Long-term effects of codeine are both physical and psychological and can include insomnia, disorientation, depression, and difficulty concentrating. Long-term physical effects caused by codeine are tremors, seizures, chronic constipation, and sexual dysfunction.
Hydrocodone or dihydrocodeinone (Vicodin®, Norco®, Zohydro®, and others)
A commonly-abused painkiller is hydrocodone, which is a synthetic opioid. In most cases, hydrocodone is combined with Tylenol. This painkiller goes by the brand names Lorcet, Lortab, and Vicodin. In the US, hydrocodone accounts for 60 percent of drug total drug addictions.
When taken, hydrocodone produces opiate-like effects, which is why it’s so addictive. When abused, hydrocodone can cause severe long-term effects. The main reason why so many individuals are addicted to hydrocodone is that it has a high potential for abuse.
Fentanyl (Actiq®, Duragesic®, Sublimaze®)
Like hydrocodone, fentanyl is an opioid that is synthetic, and it’s commonly sold under brand names like Duragesic and Actiq. When abused, fentanyl can be snorted, smoked or injected. TNT, jackpot, dance fever, china white, chine girl and apache are some common street names for fentanyl.
One of the reasons why so many individuals die from fentanyl abuse is because it can be up to 50 times stronger than heroin. As with most opiates, the long-term effects of fentanyl are dependence, tolerance, and addiction.
Oxycodone (OxyContin®, Percodan®, Percocet®, and others)
Another commonly-abused painkiller is oxycodone, which is a synthetic opioid. It’s very common for drug users to crush and snort oxycodone. The brand names for oxycodone are Percocet, Percodan, OxyContin, and Tylox.
Common street names for oxycodone are percs, hillbilly heroin, oxycet, and oxycotton. As with virtually all other opiates, the long-term effects of abusing oxycodone are very dangerous.

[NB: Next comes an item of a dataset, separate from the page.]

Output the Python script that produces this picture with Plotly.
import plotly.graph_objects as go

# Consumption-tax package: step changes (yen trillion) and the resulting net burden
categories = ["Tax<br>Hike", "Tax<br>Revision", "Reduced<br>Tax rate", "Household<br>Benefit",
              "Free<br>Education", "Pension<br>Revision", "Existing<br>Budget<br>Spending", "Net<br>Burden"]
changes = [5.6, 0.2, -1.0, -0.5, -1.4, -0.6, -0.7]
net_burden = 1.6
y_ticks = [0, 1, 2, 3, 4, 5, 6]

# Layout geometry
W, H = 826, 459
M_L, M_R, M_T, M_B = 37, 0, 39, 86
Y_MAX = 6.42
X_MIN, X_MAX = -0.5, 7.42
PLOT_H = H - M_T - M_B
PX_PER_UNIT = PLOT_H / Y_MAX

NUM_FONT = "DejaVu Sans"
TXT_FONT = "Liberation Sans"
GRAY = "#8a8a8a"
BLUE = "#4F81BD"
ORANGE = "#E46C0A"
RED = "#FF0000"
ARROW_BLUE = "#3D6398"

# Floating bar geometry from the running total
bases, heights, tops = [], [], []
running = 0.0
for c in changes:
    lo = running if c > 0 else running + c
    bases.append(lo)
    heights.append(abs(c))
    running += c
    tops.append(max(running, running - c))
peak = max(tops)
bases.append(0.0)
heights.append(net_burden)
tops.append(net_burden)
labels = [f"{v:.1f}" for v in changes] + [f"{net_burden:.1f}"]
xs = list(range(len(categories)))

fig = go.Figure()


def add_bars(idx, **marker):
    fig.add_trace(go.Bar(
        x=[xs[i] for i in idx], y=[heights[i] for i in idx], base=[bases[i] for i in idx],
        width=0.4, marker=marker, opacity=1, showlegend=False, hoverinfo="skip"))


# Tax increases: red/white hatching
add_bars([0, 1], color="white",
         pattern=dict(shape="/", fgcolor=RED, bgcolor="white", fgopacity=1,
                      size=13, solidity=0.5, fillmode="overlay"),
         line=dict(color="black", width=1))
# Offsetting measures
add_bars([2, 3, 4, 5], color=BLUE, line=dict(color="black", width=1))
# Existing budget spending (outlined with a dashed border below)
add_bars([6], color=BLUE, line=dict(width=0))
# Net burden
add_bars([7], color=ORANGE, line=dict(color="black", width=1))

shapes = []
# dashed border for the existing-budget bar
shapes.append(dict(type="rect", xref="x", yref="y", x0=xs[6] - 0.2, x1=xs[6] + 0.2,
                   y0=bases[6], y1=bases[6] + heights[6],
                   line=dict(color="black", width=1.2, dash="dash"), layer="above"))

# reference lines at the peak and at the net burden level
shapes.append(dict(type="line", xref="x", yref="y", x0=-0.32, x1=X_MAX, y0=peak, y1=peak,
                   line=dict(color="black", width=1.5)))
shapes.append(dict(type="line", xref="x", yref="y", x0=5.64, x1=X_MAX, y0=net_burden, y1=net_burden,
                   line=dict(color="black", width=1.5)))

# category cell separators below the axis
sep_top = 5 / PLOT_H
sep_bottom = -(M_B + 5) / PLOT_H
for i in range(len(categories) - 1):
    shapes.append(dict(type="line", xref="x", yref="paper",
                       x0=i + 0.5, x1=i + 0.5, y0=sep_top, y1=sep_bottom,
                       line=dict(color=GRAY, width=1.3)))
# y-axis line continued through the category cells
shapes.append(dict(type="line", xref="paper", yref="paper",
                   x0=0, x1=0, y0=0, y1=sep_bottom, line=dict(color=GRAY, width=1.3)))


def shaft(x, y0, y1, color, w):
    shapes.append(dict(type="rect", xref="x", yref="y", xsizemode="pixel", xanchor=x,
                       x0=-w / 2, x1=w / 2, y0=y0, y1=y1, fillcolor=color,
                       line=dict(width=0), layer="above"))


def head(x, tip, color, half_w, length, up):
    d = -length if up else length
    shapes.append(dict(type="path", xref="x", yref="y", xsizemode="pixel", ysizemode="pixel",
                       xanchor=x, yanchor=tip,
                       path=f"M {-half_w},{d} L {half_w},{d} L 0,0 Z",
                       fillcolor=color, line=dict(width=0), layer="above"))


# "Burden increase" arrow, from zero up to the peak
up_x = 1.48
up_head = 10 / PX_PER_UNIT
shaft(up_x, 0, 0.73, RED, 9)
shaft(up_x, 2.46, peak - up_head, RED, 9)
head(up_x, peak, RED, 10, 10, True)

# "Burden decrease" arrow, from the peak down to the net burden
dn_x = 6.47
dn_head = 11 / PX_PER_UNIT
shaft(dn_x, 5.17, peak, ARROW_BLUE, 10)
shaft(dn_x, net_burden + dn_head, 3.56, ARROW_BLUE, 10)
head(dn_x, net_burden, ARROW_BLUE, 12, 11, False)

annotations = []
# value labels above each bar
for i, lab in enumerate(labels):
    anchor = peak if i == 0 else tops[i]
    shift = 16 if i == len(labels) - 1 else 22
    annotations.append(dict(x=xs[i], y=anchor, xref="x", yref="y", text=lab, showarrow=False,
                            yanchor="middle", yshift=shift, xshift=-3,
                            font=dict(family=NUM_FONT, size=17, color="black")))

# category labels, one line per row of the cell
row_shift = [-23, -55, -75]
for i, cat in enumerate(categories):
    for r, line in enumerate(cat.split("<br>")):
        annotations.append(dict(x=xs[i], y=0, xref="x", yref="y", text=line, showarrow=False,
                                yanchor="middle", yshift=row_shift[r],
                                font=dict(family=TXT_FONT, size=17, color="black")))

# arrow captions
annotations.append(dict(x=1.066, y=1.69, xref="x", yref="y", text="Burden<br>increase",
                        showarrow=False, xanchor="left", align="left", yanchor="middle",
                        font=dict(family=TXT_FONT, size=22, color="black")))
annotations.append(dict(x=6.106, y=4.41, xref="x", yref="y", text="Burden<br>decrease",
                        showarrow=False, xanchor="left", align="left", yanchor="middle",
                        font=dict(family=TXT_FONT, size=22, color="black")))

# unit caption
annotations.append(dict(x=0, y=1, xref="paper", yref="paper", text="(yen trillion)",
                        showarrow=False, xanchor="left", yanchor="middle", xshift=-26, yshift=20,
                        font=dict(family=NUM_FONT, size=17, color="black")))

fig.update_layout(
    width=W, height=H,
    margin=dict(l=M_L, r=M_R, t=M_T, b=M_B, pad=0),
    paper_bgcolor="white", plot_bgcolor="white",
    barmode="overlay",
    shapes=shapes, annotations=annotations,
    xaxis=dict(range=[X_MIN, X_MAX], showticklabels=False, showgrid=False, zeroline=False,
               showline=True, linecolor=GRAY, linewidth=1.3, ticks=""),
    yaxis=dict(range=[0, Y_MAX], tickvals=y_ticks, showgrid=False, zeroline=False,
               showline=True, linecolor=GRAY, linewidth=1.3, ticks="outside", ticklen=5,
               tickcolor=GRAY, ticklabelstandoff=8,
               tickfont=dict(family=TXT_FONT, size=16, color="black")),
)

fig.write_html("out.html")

More Information on Prescription Opioids
- Codeine (various brand names)
- Fentanyl (Actiq®, Duragesic®, Sublimaze®)
- Hydrocodone or dihydrocodeinone (Vicodin®, Norco®, Zohydro®, and others)
- Hydromorphone (Dilaudid®)
- Meperidine (Demerol®)
- Methadone (Dolophine®, Methadose®)
- Morphine (Duramorph®, MS Contin®)
- Oxycodone (OxyContin®, Percodan®, Percocet®, and others)
- Oxymorphone (Opana®)
Anyone who is addicted to painkillers should seek inpatient treatment. When compared with other forms of treatment, inpatient treatment offers several advantages.
Inpatient treatment is preferred because it offers constant support, structure, positive influences, supervision, great therapy and tools needed for recovery. Many other forms of treatment fail because they lack these benefits.